**Data excerpt:**

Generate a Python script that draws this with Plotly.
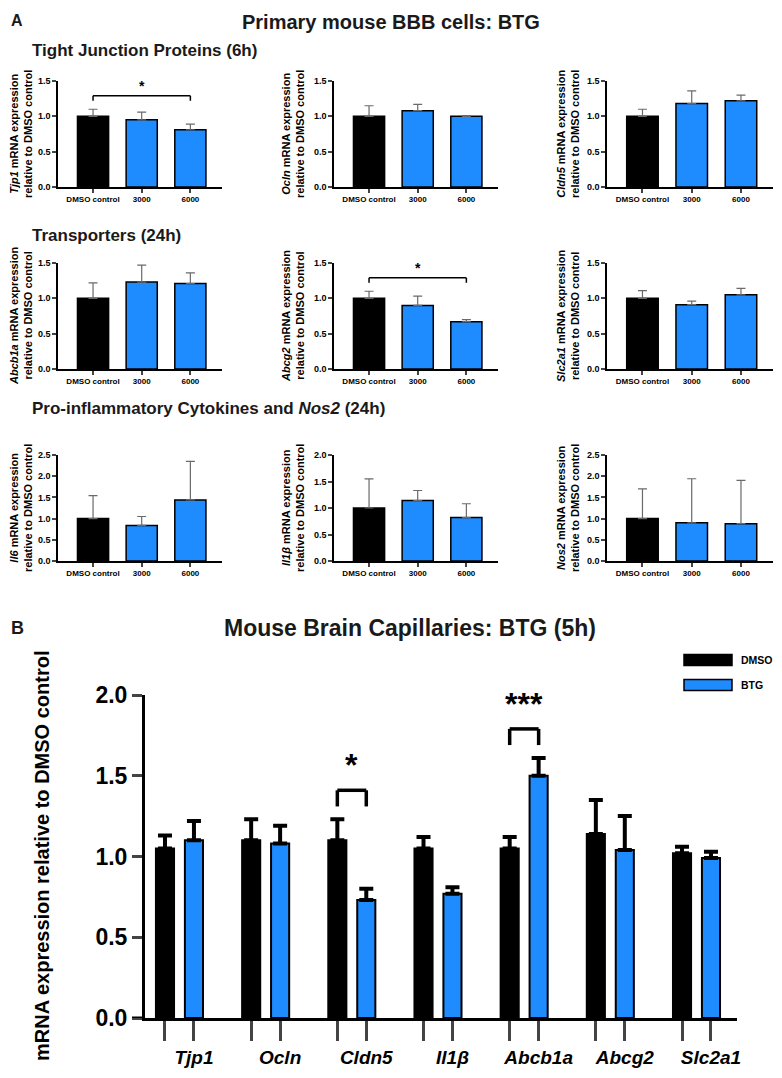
import plotly.graph_objects as go

FONT = "Liberation Sans, Arial, sans-serif"
BLUE = "#1E8CFF"
# page body adds an 8px margin, so the figure is a bit smaller and offset
OX, OY = 8, 8
W, H = 774, 1070

# ---- panel A data (primary mouse BBB cells) ----
doses = ["DMSO control", "3000", "6000"]

tjp1_mean = [1.00, 0.95, 0.81]
tjp1_err = [0.10, 0.11, 0.08]
ocln_mean = [1.00, 1.08, 1.00]
ocln_err = [0.15, 0.09, 0.01]
cldn5_mean = [1.00, 1.18, 1.22]
cldn5_err = [0.10, 0.18, 0.08]

abcb1a_mean = [1.00, 1.23, 1.21]
abcb1a_err = [0.22, 0.24, 0.15]
abcg2_mean = [1.00, 0.90, 0.67]
abcg2_err = [0.10, 0.13, 0.03]
slc2a1_mean = [1.00, 0.91, 1.05]
slc2a1_err = [0.11, 0.05, 0.09]

il6_mean = [1.00, 0.84, 1.44]
il6_err = [0.54, 0.21, 0.91]
il1b_mean = [1.00, 1.14, 0.82]
il1b_err = [0.55, 0.19, 0.26]
nos2_mean = [1.00, 0.90, 0.88]
nos2_err = [0.70, 1.04, 1.02]

# ---- panel B data (mouse brain capillaries) ----
genes_b = ["Tjp1", "Ocln", "Cldn5", "Il1β", "Abcb1a", "Abcg2", "Slc2a1"]
dmso_b = [1.05, 1.10, 1.10, 1.05, 1.05, 1.14, 1.02]
dmso_b_err = [0.08, 0.13, 0.13, 0.07, 0.07, 0.21, 0.04]
btg_b = [1.10, 1.08, 0.73, 0.77, 1.50, 1.04, 0.99]
btg_b_err = [0.12, 0.11, 0.07, 0.04, 0.11, 0.21, 0.04]


def px(x):
    return (x - OX) / W


def py(y):
    return 1 - (y - OY) / H


fig = go.Figure()
annotations = []
shapes = []

col_x = [(58, 222), (334, 498), (607, 773)]
row_y = [(81, 187), (263, 369), (455, 561)]
ytitle_x = [21, 293, 568]

panels = [
    ("Tjp1", tjp1_mean, tjp1_err, 1.5, "*"),
    ("Ocln", ocln_mean, ocln_err, 1.5, None),
    ("Cldn5", cldn5_mean, cldn5_err, 1.5, None),
    ("Abcb1a", abcb1a_mean, abcb1a_err, 1.5, None),
    ("Abcg2", abcg2_mean, abcg2_err, 1.5, "*"),
    ("Slc2a1", slc2a1_mean, slc2a1_err, 1.5, None),
    ("Il6", il6_mean, il6_err, 2.5, None),
    ("Il1β", il1b_mean, il1b_err, 2.0, None),
    ("Nos2", nos2_mean, nos2_err, 2.5, None),
]

for k, (gene, mean, err, ymax, sig) in enumerate(panels):
    n = k + 1
    r, c = divmod(k, 3)
    xa = "x" if n == 1 else "x%d" % n
    ya = "y" if n == 1 else "y%d" % n
    fig.add_trace(go.Bar(
        x=doses, y=mean, xaxis=xa, yaxis=ya, width=0.64,
        marker=dict(color=["black", BLUE, BLUE], line=dict(color="black", width=1.5)),
        error_y=dict(type="data", array=err, arrayminus=[0] * len(err), symmetric=False,
                     color="#6a6a6a", thickness=1.2, width=4.5),
        showlegend=False, cliponaxis=False,
    ))
    x0, x1 = col_x[c]
    y0, y1 = row_y[r]
    fig.layout["xaxis%d" % n] = dict(
        domain=[px(x0), px(x1)], anchor=ya, type="category", range=[-0.72, 2.65],
        showline=True, linecolor="black", linewidth=1.5, ticks="outside", ticklen=4,
        tickwidth=1.5, tickfont=dict(size=8, family=FONT, weight="bold", color="black"),
        showgrid=False, zeroline=False, automargin=False,
    )
    fig.layout["yaxis%d" % n] = dict(
        domain=[py(y1), py(y0)], anchor=xa, range=[0, ymax], dtick=0.5, tickformat=".1f",
        showline=True, linecolor="black", linewidth=1.5, ticks="outside", ticklen=4,
        tickwidth=1.5, tickfont=dict(size=9, family=FONT, weight="bold", color="black"),
        showgrid=False, zeroline=False, automargin=False,
    )
    annotations.append(dict(
        text="<i>%s</i> mRNA expression<br>relative to DMSO control" % gene,
        textangle=-90, xref="paper", yref="paper", x=px(ytitle_x[c]), y=py((y0 + y1) / 2),
        xanchor="center", yanchor="middle", showarrow=False,
        font=dict(size=11, family=FONT, weight="bold", color="black"),
    ))
    if sig:
        top = max(m + e for m, e in zip(mean, err))
        yb = top + 0.19
        for sx0, sy0, sx1, sy1 in [(0, yb - 0.07, 0, yb), (0, yb, 2, yb), (2, yb, 2, yb - 0.07)]:
            shapes.append(dict(type="line", xref=xa, yref=ya, x0=sx0, y0=sy0, x1=sx1, y1=sy1,
                               line=dict(color="black", width=1.5)))
        annotations.append(dict(text="<b>%s</b>" % sig, xref=xa, yref=ya, x=1, y=yb,
                                xanchor="center", yanchor="bottom", showarrow=False,
                                font=dict(size=14, family=FONT, color="black")))

# ---- panel B ----
off = 0.168
xb_dmso = [i - off for i in range(len(genes_b))]
xb_btg = [i + off for i in range(len(genes_b))]
fig.add_trace(go.Bar(
    x=xb_dmso, y=dmso_b, xaxis="x10", yaxis="y10", width=0.21, name="DMSO",
    marker=dict(color="black", line=dict(color="black", width=2)),
    error_y=dict(type="data", array=dmso_b_err, arrayminus=[0] * 7, symmetric=False,
                 color="black", thickness=4, width=7),
    showlegend=False, cliponaxis=False,
))
fig.add_trace(go.Bar(
    x=xb_btg, y=btg_b, xaxis="x10", yaxis="y10", width=0.21, name="BTG",
    marker=dict(color=BLUE, line=dict(color="black", width=2)),
    error_y=dict(type="data", array=btg_b_err, arrayminus=[0] * 7, symmetric=False,
                 color="black", thickness=4, width=7),
    showlegend=False, cliponaxis=False,
))

tickvals_b = []
ticktext_b = []
for i, g in enumerate(genes_b):
    tickvals_b += [xb_dmso[i], xb_btg[i]]
    ticktext_b += ["", "<i>%s</i>" % g]

fig.layout["xaxis10"] = dict(
    domain=[px(145), px(737)], anchor="y10", range=[-0.40, 6.47],
    tickvals=tickvals_b, ticktext=ticktext_b,
    showline=True, linecolor="black", linewidth=3, ticks="outside", ticklen=20, tickwidth=3,
    tickfont=dict(size=19, family=FONT, weight="bold", color="black"),
    showgrid=False, zeroline=False, automargin=False,
)
fig.layout["yaxis10"] = dict(
    domain=[py(1018), py(695)], anchor="x10", range=[0, 2.0], dtick=0.5, tickformat=".1f",
    showline=True, linecolor="black", linewidth=3, ticks="outside", ticklen=10, tickwidth=3,
    tickfont=dict(size=23, family=FONT, weight="bold", color="black"),
    showgrid=False, zeroline=False, automargin=False,
)
shapes.append(dict(type="line", xref="x10 domain", yref="y10", x0=-0.022, x1=0, y0=0, y1=0,
                   line=dict(color="black", width=3)))

# significance brackets in panel B
for gi, label in [(2, "*"), (4, "***")]:
    top = max(dmso_b[gi] + dmso_b_err[gi], btg_b[gi] + btg_b_err[gi])
    yb = top + 0.18
    for sx0, sy0, sx1, sy1 in [(xb_dmso[gi], yb - 0.1, xb_dmso[gi], yb),
                               (xb_dmso[gi], yb, xb_btg[gi], yb),
                               (xb_btg[gi], yb, xb_btg[gi], yb - 0.1)]:
        shapes.append(dict(type="line", xref="x10", yref="y10", x0=sx0, y0=sy0, x1=sx1, y1=sy1,
                           line=dict(color="black", width=3.5)))
    annotations.append(dict(text="<b>%s</b>" % label, xref="x10", yref="y10", x=gi, y=yb + 0.03,
                            xanchor="center", yanchor="bottom", showarrow=False,
                            font=dict(size=32, family=FONT, color="black")))

# legend for panel B
for name, color, yc in [("DMSO", "black", 660), ("BTG", BLUE, 685)]:
    shapes.append(dict(type="rect", xref="paper", yref="paper", x0=px(684), x1=px(732),
                       y0=py(yc + 5.5), y1=py(yc - 5.5), fillcolor=color,
                       line=dict(color="black", width=1.5)))
    annotations.append(dict(text="<b>%s</b>" % name, xref="paper", yref="paper", x=px(739),
                            y=py(yc), xanchor="left", yanchor="middle", showarrow=False,
                            font=dict(size=10.5, family=FONT, color="black")))

annotations.append(dict(text="mRNA expression relative to DMSO control", textangle=-90,
                        xref="paper", yref="paper", x=px(42), y=py(856),
                        xanchor="center", yanchor="middle", showarrow=False,
                        font=dict(size=20, family=FONT, weight="bold", color="black")))

# titles and panel letters
titles = [
    ("A", 9, 20, 16, "left"),
    ("Primary mouse BBB cells: BTG", 391, 22, 20, "center"),
    ("Tight Junction Proteins (6h)", 30, 50, 17, "left"),
    ("Transporters (24h)", 30, 235, 17, "left"),
    ("Pro-inflammatory Cytokines and <i>Nos2</i> (24h)", 30, 408, 17, "left"),
    ("B", 9, 628, 18, "left"),
    ("Mouse Brain Capillaries: BTG (5h)", 410, 628, 23, "center"),
]
for text, tx, ty, size, anchor in titles:
    annotations.append(dict(text="<b>%s</b>" % text, xref="paper", yref="paper", x=px(tx),
                            y=py(ty), xanchor=anchor, yanchor="middle", showarrow=False,
                            font=dict(size=size, family=FONT, color="#1a1a1a")))

fig.update_layout(
    width=W, height=H, margin=dict(l=0, r=0, t=0, b=0),
    plot_bgcolor="white", paper_bgcolor="white",
    font=dict(family=FONT, color="black"),
    annotations=annotations, shapes=shapes, showlegend=False,
)

fig.write_html("out.html")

**Exercise instructions:**
Return exactly what appears from the opening line of the material through the line with "nos2_err = [0.70, 1.04, 1.02]", apart from the pictures.

**Completed exercise:**
Generate a Python script that draws this with Plotly.
import plotly.graph_objects as go

FONT = "Liberation Sans, Arial, sans-serif"
BLUE = "#1E8CFF"
# page body adds an 8px margin, so the figure is a bit smaller and offset
OX, OY = 8, 8
W, H = 774, 1070

# ---- panel A data (primary mouse BBB cells) ----
doses = ["DMSO control", "3000", "6000"]

tjp1_mean = [1.00, 0.95, 0.81]
tjp1_err = [0.10, 0.11, 0.08]
ocln_mean = [1.00, 1.08, 1.00]
ocln_err = [0.15, 0.09, 0.01]
cldn5_mean = [1.00, 1.18, 1.22]
cldn5_err = [0.10, 0.18, 0.08]

abcb1a_mean = [1.00, 1.23, 1.21]
abcb1a_err = [0.22, 0.24, 0.15]
abcg2_mean = [1.00, 0.90, 0.67]
abcg2_err = [0.10, 0.13, 0.03]
slc2a1_mean = [1.00, 0.91, 1.05]
slc2a1_err = [0.11, 0.05, 0.09]

il6_mean = [1.00, 0.84, 1.44]
il6_err = [0.54, 0.21, 0.91]
il1b_mean = [1.00, 1.14, 0.82]
il1b_err = [0.55, 0.19, 0.26]
nos2_mean = [1.00, 0.90, 0.88]
nos2_err = [0.70, 1.04, 1.02]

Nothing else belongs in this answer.